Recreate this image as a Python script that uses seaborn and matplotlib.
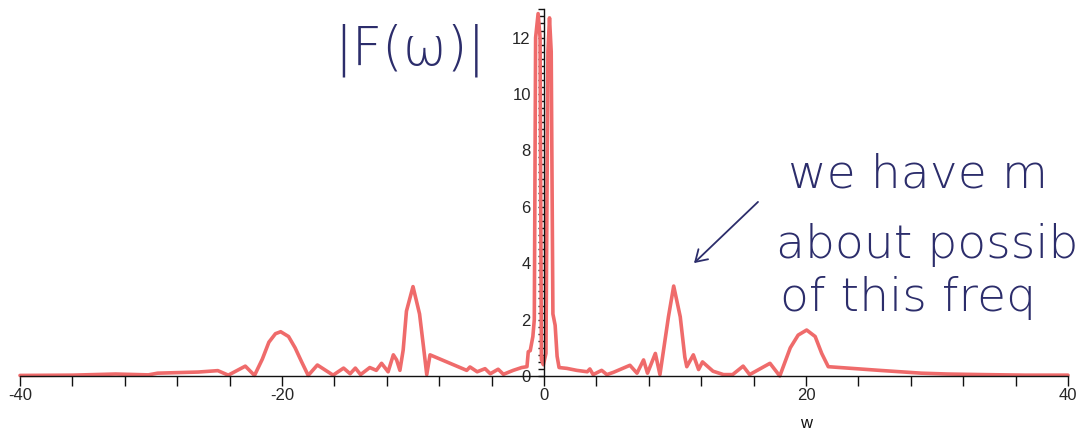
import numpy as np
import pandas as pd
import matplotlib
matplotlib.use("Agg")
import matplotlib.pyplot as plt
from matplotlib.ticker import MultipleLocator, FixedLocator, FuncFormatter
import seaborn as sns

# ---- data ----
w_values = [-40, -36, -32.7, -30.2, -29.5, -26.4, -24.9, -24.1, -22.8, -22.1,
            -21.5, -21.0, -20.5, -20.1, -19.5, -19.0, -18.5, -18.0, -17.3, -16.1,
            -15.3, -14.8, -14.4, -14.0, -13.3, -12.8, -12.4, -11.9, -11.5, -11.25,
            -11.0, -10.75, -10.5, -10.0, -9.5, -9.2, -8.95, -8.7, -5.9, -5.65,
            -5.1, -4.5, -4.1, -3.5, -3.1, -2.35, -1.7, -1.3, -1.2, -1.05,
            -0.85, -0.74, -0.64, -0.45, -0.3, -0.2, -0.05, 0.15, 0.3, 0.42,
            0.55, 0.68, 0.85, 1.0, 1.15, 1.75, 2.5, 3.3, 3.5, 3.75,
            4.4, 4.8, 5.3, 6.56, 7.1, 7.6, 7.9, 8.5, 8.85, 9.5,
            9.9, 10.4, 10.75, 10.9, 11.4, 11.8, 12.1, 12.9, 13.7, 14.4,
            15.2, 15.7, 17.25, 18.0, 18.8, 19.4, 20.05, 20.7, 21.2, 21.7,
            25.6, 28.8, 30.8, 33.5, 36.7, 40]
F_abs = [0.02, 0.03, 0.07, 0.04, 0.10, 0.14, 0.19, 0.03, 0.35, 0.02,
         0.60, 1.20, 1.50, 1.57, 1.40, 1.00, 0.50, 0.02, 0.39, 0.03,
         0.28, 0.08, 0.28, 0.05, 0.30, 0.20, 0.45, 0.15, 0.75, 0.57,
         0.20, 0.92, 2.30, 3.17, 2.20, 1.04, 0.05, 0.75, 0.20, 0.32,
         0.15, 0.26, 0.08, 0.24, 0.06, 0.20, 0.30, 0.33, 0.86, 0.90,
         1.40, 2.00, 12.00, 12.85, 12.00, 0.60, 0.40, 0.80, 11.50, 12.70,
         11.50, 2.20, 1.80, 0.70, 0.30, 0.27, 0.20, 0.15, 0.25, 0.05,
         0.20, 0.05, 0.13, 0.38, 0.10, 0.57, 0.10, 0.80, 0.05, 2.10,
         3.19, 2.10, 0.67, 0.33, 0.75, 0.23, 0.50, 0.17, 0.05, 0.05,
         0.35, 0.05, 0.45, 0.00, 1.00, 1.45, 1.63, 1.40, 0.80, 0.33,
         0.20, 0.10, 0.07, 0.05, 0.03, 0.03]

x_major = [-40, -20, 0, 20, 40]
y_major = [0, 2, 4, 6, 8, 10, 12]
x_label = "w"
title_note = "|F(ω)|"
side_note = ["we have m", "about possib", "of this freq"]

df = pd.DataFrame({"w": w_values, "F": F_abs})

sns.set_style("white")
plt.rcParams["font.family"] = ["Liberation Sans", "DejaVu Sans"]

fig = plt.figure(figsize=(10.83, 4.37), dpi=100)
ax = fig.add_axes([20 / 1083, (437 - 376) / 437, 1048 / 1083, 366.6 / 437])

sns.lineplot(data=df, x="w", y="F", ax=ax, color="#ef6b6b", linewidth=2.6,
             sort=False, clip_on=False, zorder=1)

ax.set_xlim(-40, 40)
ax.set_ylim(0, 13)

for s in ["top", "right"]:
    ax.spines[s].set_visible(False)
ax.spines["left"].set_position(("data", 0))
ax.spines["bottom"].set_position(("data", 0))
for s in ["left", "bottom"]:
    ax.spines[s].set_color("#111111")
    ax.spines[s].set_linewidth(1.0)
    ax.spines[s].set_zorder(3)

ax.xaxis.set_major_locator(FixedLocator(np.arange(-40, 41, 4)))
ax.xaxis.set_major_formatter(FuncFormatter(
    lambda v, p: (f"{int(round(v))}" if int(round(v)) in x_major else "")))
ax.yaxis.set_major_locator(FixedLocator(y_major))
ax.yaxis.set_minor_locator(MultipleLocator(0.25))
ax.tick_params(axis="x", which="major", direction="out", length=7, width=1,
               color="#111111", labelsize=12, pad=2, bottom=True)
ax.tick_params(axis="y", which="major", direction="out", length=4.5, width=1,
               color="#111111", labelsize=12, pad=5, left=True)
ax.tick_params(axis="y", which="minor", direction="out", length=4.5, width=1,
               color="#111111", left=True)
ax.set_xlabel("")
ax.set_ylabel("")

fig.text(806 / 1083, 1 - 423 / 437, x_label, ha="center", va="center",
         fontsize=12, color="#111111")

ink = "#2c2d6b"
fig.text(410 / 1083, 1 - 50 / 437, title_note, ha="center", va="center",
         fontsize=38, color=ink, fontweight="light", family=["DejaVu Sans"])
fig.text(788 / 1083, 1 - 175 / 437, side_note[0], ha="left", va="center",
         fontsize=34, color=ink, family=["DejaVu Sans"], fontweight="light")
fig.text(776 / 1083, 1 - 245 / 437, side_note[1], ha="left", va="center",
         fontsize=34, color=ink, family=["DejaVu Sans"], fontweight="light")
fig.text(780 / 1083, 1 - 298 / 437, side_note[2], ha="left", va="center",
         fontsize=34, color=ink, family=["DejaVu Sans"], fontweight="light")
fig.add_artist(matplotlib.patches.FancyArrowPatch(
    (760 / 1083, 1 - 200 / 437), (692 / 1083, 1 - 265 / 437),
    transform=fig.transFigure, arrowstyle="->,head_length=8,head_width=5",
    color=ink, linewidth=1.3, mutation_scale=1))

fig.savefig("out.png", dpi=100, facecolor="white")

INSTRUCTION: Return only the lines running from the top of the data to the line that holds "import seaborn as sns". Include both of those lines, but skip the pictures.

TASK RESULT:
Recreate this image as a Python script that uses seaborn and matplotlib.
import numpy as np
import pandas as pd
import matplotlib
matplotlib.use("Agg")
import matplotlib.pyplot as plt
from matplotlib.ticker import MultipleLocator, FixedLocator, FuncFormatter
import seaborn as sns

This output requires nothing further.